WORK TO BE COMPLETED:
Scan the listing below and copy every line holding "this".

DATA SUPPLIED:
-- start --

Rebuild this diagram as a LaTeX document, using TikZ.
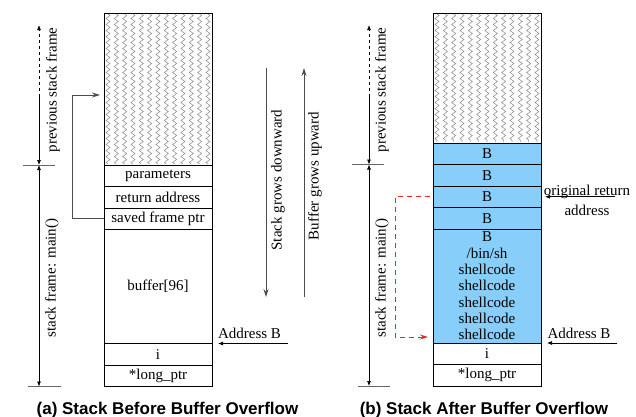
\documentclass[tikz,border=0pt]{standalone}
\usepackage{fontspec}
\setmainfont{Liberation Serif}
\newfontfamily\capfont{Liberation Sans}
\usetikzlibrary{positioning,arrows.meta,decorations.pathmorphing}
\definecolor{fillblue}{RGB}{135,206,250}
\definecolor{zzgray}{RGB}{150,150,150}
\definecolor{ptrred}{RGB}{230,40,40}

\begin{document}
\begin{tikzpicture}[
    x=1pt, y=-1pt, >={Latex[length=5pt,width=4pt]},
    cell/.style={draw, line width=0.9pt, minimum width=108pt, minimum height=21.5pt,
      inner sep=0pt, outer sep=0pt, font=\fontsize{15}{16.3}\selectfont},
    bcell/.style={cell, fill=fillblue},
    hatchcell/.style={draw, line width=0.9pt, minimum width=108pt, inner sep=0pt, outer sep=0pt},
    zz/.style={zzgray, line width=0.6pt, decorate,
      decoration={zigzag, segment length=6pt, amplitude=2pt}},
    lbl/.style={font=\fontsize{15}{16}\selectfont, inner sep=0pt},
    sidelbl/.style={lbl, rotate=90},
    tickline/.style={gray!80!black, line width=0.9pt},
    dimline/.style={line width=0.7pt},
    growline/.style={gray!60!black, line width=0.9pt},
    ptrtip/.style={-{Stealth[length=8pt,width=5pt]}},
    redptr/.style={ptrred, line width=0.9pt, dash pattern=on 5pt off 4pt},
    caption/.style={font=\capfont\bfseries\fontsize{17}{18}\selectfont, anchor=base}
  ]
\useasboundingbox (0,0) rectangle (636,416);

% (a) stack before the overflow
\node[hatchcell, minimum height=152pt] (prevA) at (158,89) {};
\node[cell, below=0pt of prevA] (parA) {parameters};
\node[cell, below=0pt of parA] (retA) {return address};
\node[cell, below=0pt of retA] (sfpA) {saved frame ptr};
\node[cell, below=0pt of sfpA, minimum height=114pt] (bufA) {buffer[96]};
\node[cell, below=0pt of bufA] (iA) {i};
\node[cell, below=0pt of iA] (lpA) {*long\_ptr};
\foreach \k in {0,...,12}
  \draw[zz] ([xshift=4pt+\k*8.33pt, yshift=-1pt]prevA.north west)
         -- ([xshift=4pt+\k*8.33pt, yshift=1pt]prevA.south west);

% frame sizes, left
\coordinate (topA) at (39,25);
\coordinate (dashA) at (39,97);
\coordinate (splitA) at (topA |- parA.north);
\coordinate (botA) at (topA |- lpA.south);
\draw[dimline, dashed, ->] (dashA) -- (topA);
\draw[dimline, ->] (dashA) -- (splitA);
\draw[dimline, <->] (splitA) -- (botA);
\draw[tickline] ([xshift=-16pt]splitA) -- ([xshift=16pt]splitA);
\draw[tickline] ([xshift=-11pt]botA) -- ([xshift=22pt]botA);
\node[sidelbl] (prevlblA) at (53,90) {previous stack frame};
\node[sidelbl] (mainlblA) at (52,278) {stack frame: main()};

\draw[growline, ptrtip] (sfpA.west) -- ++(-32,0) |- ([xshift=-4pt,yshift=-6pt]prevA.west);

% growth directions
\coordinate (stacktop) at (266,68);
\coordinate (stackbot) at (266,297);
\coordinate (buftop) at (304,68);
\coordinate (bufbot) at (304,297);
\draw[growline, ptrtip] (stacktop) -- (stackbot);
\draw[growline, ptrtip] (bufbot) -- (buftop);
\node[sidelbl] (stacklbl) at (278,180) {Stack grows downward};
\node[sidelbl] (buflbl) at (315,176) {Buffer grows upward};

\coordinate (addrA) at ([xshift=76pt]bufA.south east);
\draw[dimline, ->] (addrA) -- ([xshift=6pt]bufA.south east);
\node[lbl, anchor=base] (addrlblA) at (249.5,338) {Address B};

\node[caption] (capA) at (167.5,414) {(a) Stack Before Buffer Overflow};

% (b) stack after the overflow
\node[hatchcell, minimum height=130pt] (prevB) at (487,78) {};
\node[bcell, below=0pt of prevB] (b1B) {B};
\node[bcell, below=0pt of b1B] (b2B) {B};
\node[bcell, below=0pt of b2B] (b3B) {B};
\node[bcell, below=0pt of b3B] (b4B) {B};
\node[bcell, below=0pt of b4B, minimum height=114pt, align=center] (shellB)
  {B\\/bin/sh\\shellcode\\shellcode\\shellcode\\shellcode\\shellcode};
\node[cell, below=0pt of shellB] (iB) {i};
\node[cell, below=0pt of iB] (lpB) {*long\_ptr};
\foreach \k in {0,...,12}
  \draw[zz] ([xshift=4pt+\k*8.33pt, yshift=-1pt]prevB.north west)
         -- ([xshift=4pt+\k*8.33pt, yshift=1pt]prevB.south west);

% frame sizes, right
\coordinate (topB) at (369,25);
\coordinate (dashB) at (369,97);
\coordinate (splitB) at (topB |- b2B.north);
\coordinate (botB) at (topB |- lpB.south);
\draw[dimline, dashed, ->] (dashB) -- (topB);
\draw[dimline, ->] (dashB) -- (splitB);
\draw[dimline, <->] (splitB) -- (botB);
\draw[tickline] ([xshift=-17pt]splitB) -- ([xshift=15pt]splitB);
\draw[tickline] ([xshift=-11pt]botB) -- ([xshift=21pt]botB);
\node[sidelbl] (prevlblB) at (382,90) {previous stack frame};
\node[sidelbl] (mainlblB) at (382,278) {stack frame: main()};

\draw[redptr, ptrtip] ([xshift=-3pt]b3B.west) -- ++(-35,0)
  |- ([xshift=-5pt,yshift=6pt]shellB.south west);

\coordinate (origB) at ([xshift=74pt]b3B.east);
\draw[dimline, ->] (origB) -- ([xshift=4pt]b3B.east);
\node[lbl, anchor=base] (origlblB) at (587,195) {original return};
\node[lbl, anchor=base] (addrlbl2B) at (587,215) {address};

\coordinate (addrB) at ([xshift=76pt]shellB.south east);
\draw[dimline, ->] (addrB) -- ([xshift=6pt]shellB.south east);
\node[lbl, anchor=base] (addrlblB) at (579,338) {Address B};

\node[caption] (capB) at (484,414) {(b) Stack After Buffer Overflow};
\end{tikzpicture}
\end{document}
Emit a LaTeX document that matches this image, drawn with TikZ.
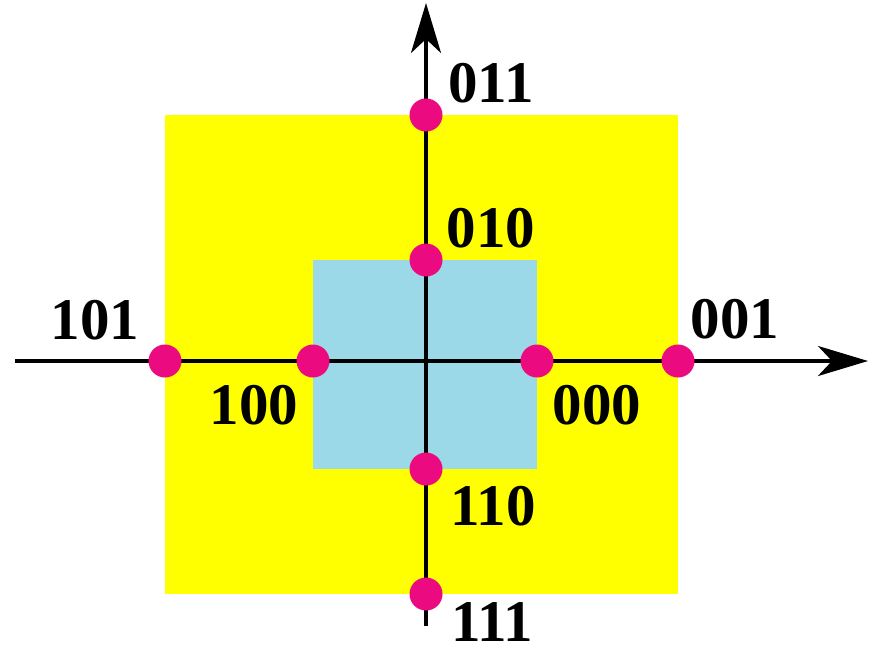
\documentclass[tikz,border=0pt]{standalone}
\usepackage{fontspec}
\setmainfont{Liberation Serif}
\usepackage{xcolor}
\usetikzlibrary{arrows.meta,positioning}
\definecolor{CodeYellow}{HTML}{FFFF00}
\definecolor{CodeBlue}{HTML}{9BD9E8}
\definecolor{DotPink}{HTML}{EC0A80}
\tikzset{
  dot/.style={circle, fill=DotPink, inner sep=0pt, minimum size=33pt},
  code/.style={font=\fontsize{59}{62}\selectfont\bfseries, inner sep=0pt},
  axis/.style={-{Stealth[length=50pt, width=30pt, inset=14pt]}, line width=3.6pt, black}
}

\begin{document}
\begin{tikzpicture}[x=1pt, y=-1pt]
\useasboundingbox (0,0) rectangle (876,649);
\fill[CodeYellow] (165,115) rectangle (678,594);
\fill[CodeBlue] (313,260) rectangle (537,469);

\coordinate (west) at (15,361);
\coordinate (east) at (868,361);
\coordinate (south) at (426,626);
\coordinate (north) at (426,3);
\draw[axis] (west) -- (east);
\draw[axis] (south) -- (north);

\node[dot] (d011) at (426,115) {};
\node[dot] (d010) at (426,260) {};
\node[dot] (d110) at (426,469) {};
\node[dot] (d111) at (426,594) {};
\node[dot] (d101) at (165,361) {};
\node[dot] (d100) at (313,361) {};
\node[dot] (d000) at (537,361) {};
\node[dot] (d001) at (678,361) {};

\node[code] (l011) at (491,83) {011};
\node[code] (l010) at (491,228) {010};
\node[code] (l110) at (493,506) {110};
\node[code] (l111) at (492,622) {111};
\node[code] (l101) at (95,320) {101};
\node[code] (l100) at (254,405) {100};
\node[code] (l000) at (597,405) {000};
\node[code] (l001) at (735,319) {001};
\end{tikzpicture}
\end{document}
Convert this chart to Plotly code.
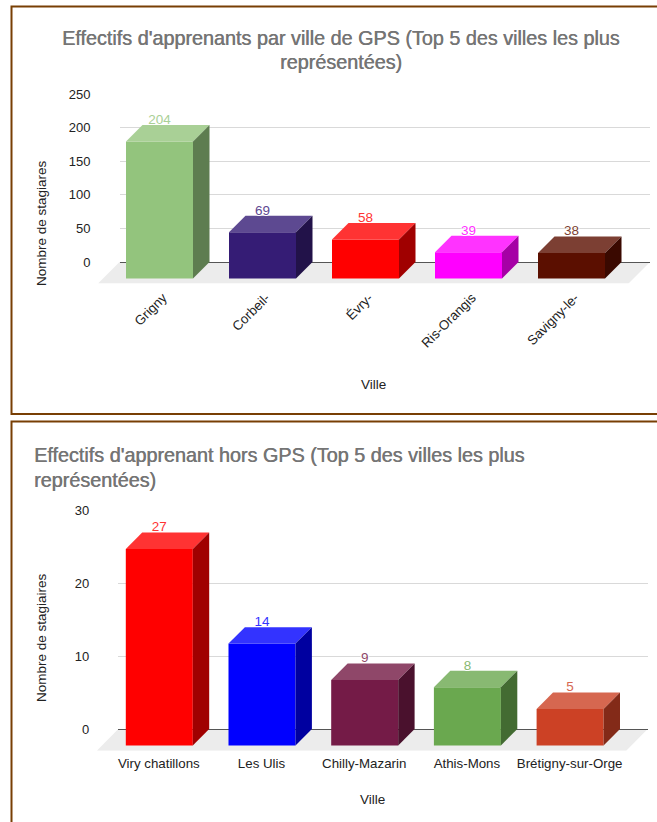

-- end --

SOLUTION:
Rebuild this diagram as a LaTeX document, using TikZ.
Emit a LaTeX document that matches this image, drawn with TikZ.
Convert this chart to Plotly code.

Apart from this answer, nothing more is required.